Herkes ağlamakta, dua etmektedir. Sonra, ilim adamları, ortalarında Sancakı Şerif, arkalarında kalabalık bir halk kitlesi olduğu halde, tekbir sesleriyle hükümet konağına ilerlemişlerdir. Bu birliği gören çoluk çocuk, kadın herkes koşarak kafileye eklenmiştir.
Hükümet konağı önünde saygı duruşunda olan jandarma ve asker, sancağı selamlamıştır. İlim adamları ve halk, Yüce Meclis’in açılışından dolayı, hükümeti kutlamakta ve başarısı için gözyaşları içinde dua okumaktadır. Şimdi yalnız bir şey düşünülmektedir: Hilafet ve millî-siyasi bağımsızlık.

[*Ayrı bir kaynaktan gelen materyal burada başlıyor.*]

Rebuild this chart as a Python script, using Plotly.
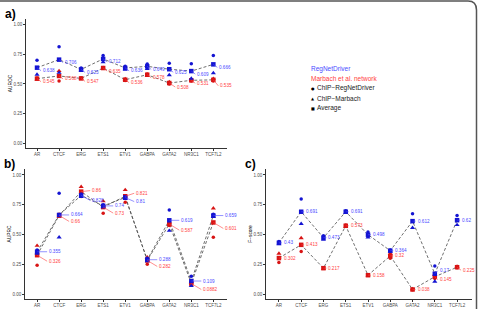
import plotly.graph_objects as go

cats = ["AR", "CTCF", "ERG", "ETS1", "ETV1", "GABPA", "GATA2", "NR3C1", "TCF7L2"]

# Panel a) AUROC
a_rnd_chip = [0.70, 0.816, 0.635, 0.74, 0.65, 0.67, 0.675, 0.672, 0.74]
a_rnd_marb = [0.58, 0.596, 0.611, 0.684, 0.622, 0.628, 0.575, 0.546, 0.592]
a_rnd_avg = [0.638, 0.706, 0.623, 0.712, 0.636, 0.649, 0.625, 0.609, 0.666]
a_mar_chip = [0.55, 0.526, 0.55, 0.64, 0.53, 0.585, 0.50, 0.525, 0.525]
a_mar_marb = [0.54, 0.61, 0.544, 0.63, 0.542, 0.571, 0.516, 0.537, 0.545]
a_mar_avg = [0.545, 0.568, 0.547, 0.635, 0.536, 0.578, 0.508, 0.531, 0.535]

# Panel b) AUPRC
b_rnd_chip = [0.37, 0.846, 0.84, 0.75, 0.82, 0.30, 0.706, 0.15, 0.67]
b_rnd_marb = [0.34, 0.476, 0.816, 0.73, 0.80, 0.276, 0.532, 0.068, 0.648]
b_rnd_avg = [0.355, 0.664, 0.828, 0.74, 0.81, 0.288, 0.619, 0.109, 0.659]
b_mar_chip = [0.241, 0.67, 0.82, 0.678, 0.77, 0.25, 0.575, 0.075, 0.476]
b_mar_marb = [0.406, 0.65, 0.90, 0.78, 0.874, 0.308, 0.60, 0.10, 0.72]
b_mar_avg = [0.326, 0.66, 0.86, 0.73, 0.821, 0.282, 0.587, 0.0882, 0.601]

# Panel c) F-score
c_rnd_chip = [0.44, 0.797, 0.49, 0.70, 0.52, 0.37, 0.675, 0.235, 0.66]
c_rnd_marb = [0.42, 0.59, 0.456, 0.682, 0.476, 0.358, 0.556, 0.105, 0.58]
c_rnd_avg = [0.43, 0.691, 0.473, 0.691, 0.498, 0.364, 0.612, 0.17, 0.62]
c_mar_chip = [0.264, 0.356, 0.22, 0.58, 0.16, 0.30, 0.035, 0.13, 0.22]
c_mar_marb = [0.34, 0.47, 0.214, 0.566, 0.156, 0.34, 0.041, 0.16, 0.23]
c_mar_avg = [0.302, 0.413, 0.217, 0.573, 0.158, 0.32, 0.038, 0.145, 0.225]

y_ticks = [0, 0.25, 0.5, 0.75, 1.0]

W, H = 478, 309
FONT = "Liberation Sans, Arial, sans-serif"
BLUE_M, RED_M = "#1414d2", "#d81414"
BLUE_T, RED_T = "#4a4aff", "#ff4040"
LINE_C = "#4a4a4a"

fig = go.Figure()

# label offsets (pixels): default per panel, plus per-category overrides
panels = [
    dict(ax="", rc=a_rnd_chip, rm=a_rnd_marb, ra=a_rnd_avg, mc=a_mar_chip, mm=a_mar_marb, ma=a_mar_avg,
         off_b=(4, 3), off_r=(4, 3), ov_b={}, ov_r={"GATA2": (6, 4), "TCF7L2": (5, 6)},
         title="AUROC", tag="a)", xdom=(26, 227), ydom=(19, 148), xr=[-0.5, 8.62]),
    dict(ax="2", rc=b_rnd_chip, rm=b_rnd_marb, ra=b_rnd_avg, mc=b_mar_chip, mm=b_mar_marb, ma=b_mar_avg,
         off_b=(10, 0), off_r=(10, 6),
         ov_b={"ERG": (9, 5), "ETV1": (9, 4)}, ov_r={"ERG": (9, -1), "ETV1": (9, -3)},
         title="AUPRC", tag="b)", xdom=(25, 227), ydom=(169, 299), xr=[-0.55, 8.62]),
    dict(ax="3", rc=c_rnd_chip, rm=c_rnd_marb, ra=c_rnd_avg, mc=c_mar_chip, mm=c_mar_marb, ma=c_mar_avg,
         off_b=(3, 0), off_r=(3, 0), ov_b={"NR3C1": (3, -3)}, ov_r={"NR3C1": (3, 3), "TCF7L2": (4, 3)},
         title="F\u2212score", tag="c)", xdom=(266, 472), ydom=(169, 299), xr=[-0.58, 8.67]),
]

annotations = []
for p in panels:
    xa, ya = "x" + p["ax"], "y" + p["ax"]
    for avg in (p["ra"], p["ma"]):
        fig.add_trace(go.Scatter(x=cats, y=avg, mode="lines", xaxis=xa, yaxis=ya,
                                 line=dict(color=LINE_C, width=0.8, dash="3px,2px"),
                                 showlegend=False, hoverinfo="skip"))
    for col, chip, marb, avg in ((RED_M, p["mc"], p["mm"], p["ma"]), (BLUE_M, p["rc"], p["rm"], p["ra"])):
        fig.add_trace(go.Scatter(x=cats, y=chip, mode="markers", xaxis=xa, yaxis=ya,
                                 marker=dict(symbol="circle", size=3.5, color=col), showlegend=False))
        fig.add_trace(go.Scatter(x=cats, y=marb, mode="markers", xaxis=xa, yaxis=ya,
                                 marker=dict(symbol="triangle-up", size=4.5, color=col), showlegend=False))
        fig.add_trace(go.Scatter(x=cats, y=avg, mode="markers", xaxis=xa, yaxis=ya,
                                 marker=dict(symbol="square", size=4.5, color=col), showlegend=False))
    for vals, tcol, off, ov in ((p["ra"], BLUE_T, p["off_b"], p["ov_b"]), (p["ma"], RED_T, p["off_r"], p["ov_r"])):
        for c, v in zip(cats, vals):
            o = ov.get(c, off)
            annotations.append(dict(x=c, y=v, xref=xa, yref=ya, text=f"{v:g}",
                                    showarrow=True, arrowhead=0, arrowwidth=0.6, arrowcolor=tcol,
                                    ax=o[0], ay=o[1], xanchor="left", yanchor="middle",
                                    standoff=0, startstandoff=0,
                                    font=dict(size=4.6, color=tcol, family=FONT)))
    annotations.append(dict(x=(p["xdom"][0] - 23) / W, y=1 - (p["ydom"][0] - 5) / H, xref="paper", yref="paper",
                            text=f"<b>{p['tag']}</b>", showarrow=False, xanchor="left", yanchor="middle",
                            font=dict(size=12, color="black", family=FONT)))

axis_common = dict(showline=True, linecolor="#333333", linewidth=0.8, ticks="outside", ticklen=2,
                   tickwidth=0.6, tickcolor="#333333", showgrid=False, zeroline=False,
                   tickfont=dict(size=4.5, color="#4d4d4d", family=FONT))

layout = dict(width=W, height=H, margin=dict(l=0, r=0, t=0, b=0),
              plot_bgcolor="white", paper_bgcolor="white", showlegend=False,
              font=dict(family=FONT))

for p in panels:
    key = p["ax"]
    x0, x1 = p["xdom"]
    yt, yb = p["ydom"]
    layout["xaxis" + key] = dict(axis_common, domain=[x0 / W, x1 / W], type="category",
                                 categoryorder="array", categoryarray=cats, range=p["xr"],
                                 anchor="y" + key)
    layout["yaxis" + key] = dict(axis_common, domain=[1 - yb / H, 1 - yt / H], range=[-0.042, 1.05],
                                 tickvals=y_ticks, tickformat=".2f", anchor="x" + key,
                                 title=dict(text=p["title"], font=dict(size=4.8, color="black", family=FONT),
                                            standoff=0))

# custom legend
leg_x = 309 / W
for txt, col, py in [("RegNetDriver", BLUE_T, 69), ("Marbach et al. network", RED_T, 78.7)]:
    annotations.append(dict(x=leg_x, y=1 - py / H, xref="paper", yref="paper", text=txt, showarrow=False,
                            xanchor="left", yanchor="middle", font=dict(size=6.5, color=col, family=FONT)))
for sym, txt, py in [("\u25CF", "ChIP\u2212RegNetDriver", 88.3), ("\u25B2", "ChIP\u2212Marbach", 98.3),
                     ("\u25A0", "Average", 108)]:
    annotations.append(dict(x=leg_x, y=1 - py / H, xref="paper", yref="paper", text=sym, showarrow=False,
                            xanchor="left", yanchor="middle", font=dict(size=4, color="black", family="DejaVu Sans")))
    annotations.append(dict(x=314.5 / W, y=1 - py / H, xref="paper", yref="paper", text=txt, showarrow=False,
                            xanchor="left", yanchor="middle", font=dict(size=6.5, color="#1a1a1a", family=FONT)))

layout["annotations"] = annotations
layout["shapes"] = [dict(type="path", xref="paper", yref="paper",
                         path=f"M 0 {1 - 1/H} L {1 - 10/W} {1 - 1/H} Q {1 - 1.5/W} {1 - 1/H} {1 - 1.5/W} {1 - 10/H} L {1 - 1.5/W} 0",
                         line=dict(color="#555555", width=1.5))]

fig.update_layout(**layout)
fig.write_html("out.html")
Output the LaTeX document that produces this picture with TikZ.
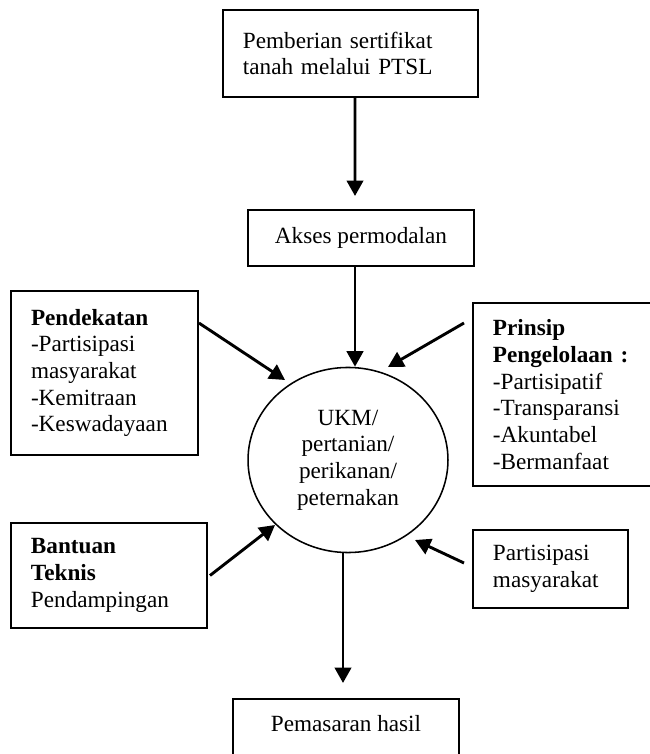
\documentclass[tikz,border=0pt]{standalone}
\usepackage{fontspec}
\setmainfont{Liberation Serif}
\usetikzlibrary{arrows.meta,shapes.geometric,calc}

\begin{document}
\begin{tikzpicture}[x=0.5171pt,y=-0.5171pt,
    font=\fontsize{12}{13.8}\selectfont,
    box/.style={draw,line width=1pt,inner xsep=10.34pt,inner ysep=0pt,align=left},
    arr/.style={-{Triangle[length=8pt,width=8.5pt]},line width=1.5pt}]
      \useasboundingbox (0,0) rectangle (649,754);
      \node [box,text width=111.2pt,minimum height=45pt] (ptsl) at (350.5,53.5) {Pemberian~sertifikat\\tanah~melalui~PTSL};
      \node [box,minimum width=116.9pt,minimum height=29pt] (akses) at (361,238) {Akses~permodalan};
      \node [ellipse,draw,line width=0.8pt,minimum width=103.4pt,minimum height=95.7pt,align=center,inner sep=0pt] (ukm) at (348,460) {UKM/\\pertanian/\\perikanan/\\peternakan};
      \node [box,text width=76pt,minimum height=84.8pt] (pendekatan) at (104.5,373) {\textbf{Pendekatan}\\-Partisipasi\\masyarakat\\-Kemitraan\\-Keswadayaan};
      \node [box,text width=71.9pt,minimum height=94.6pt] (prinsip) at (562.5,394.5) {\textbf{Prinsip}\\\textbf{Pengelolaan~:}\\-Partisipatif\\-Transparansi\\-Akuntabel\\-Bermanfaat};
      \node [box,text width=80.7pt,minimum height=54.3pt] (bantuan) at (109,575.5) {\textbf{Bantuan}\\\textbf{Teknis}\\Pendampingan};
      \node [box,text width=59.5pt,minimum height=40.3pt] (partisipasi) at (550.5,569) {Partisipasi\\masyarakat};
      \node [box,minimum width=116.9pt,text height=17pt,text depth=15pt,anchor=north] (pemasaran) at (346,698) {Pemasaran~hasil};

      \draw[arr] ($(ptsl.south)+(4.5,0)$) -- ($(akses.north)+(-6,-13)$);
      \draw[arr] ($(akses.south)+(-6,0)$) -- ($(ukm.north)+(7,0)$);
      \draw[arr] ($(pendekatan.east)+(0,-50)$) -- ($(ukm.center)+(-63,-80)$);
      \draw[arr] ($(prinsip.west)+(-8,-71.5)$) -- ($(ukm.center)+(40,-93)$);
      \draw[arr] ($(bantuan.east)+(2,0)$) -- ($(ukm.center)+(-73,65)$);
      \draw[arr] ($(partisipasi.west)+(-8,-6)$) -- ($(ukm.center)+(67,80)$);
      \draw[arr] ($(ukm.south)+(-5,0)$) -- ($(pemasaran.north)+(-3,-15)$);
    \end{tikzpicture}
\end{document}
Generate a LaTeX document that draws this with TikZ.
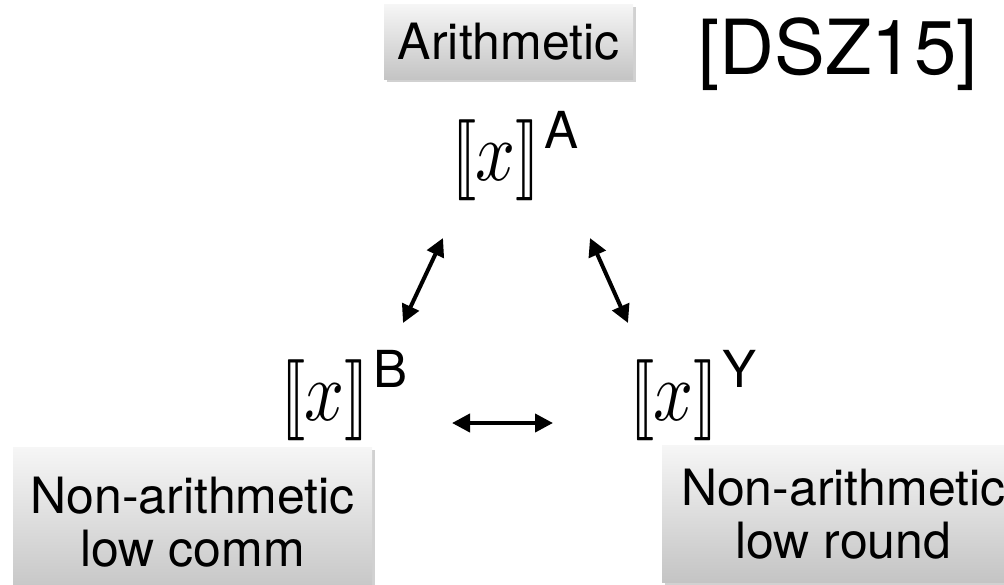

Ulema, halk, asker, kutsal amaca ulaşmak için türlü fedakârlıklar göstereceklerine ilişkin birbirleriyle “ahdleşmekte”dir.
Bu hem acıklı, hem de kutsal bir gündür. Masumiyet gözyaşları bütün şiddetiyle gözlerden boşanmaktadır. Bütün kalpler hak ve adalet için Allahına yalvarmaktadır. Bu dualar elbet kabul görecek ve İslamiyet mahvedilemeyecektir. Yazının sonunda şöyle deniyor: “Meşru amaçları uğrunda fedakârlıktan çekinmeyen bir milleti dünyada hiçbir kuvvet kahredemez. Yeter ki o millet necip, cesaret sahibi olsun. Kendini tanısın. Millî namus ve siyasi bağımsızlığını korumayı bilsin.
Sonuç olarak İslam dünyası, bugün her şeyini Millî Meclisinden bekliyor. Millî Meclis, önce Allahına, vicdanına, sonra da bütün İslamların yardımına güvenerek ve dayanarak genel millî arzunun bir an önce gerçekleşmesine koşmalıdır.”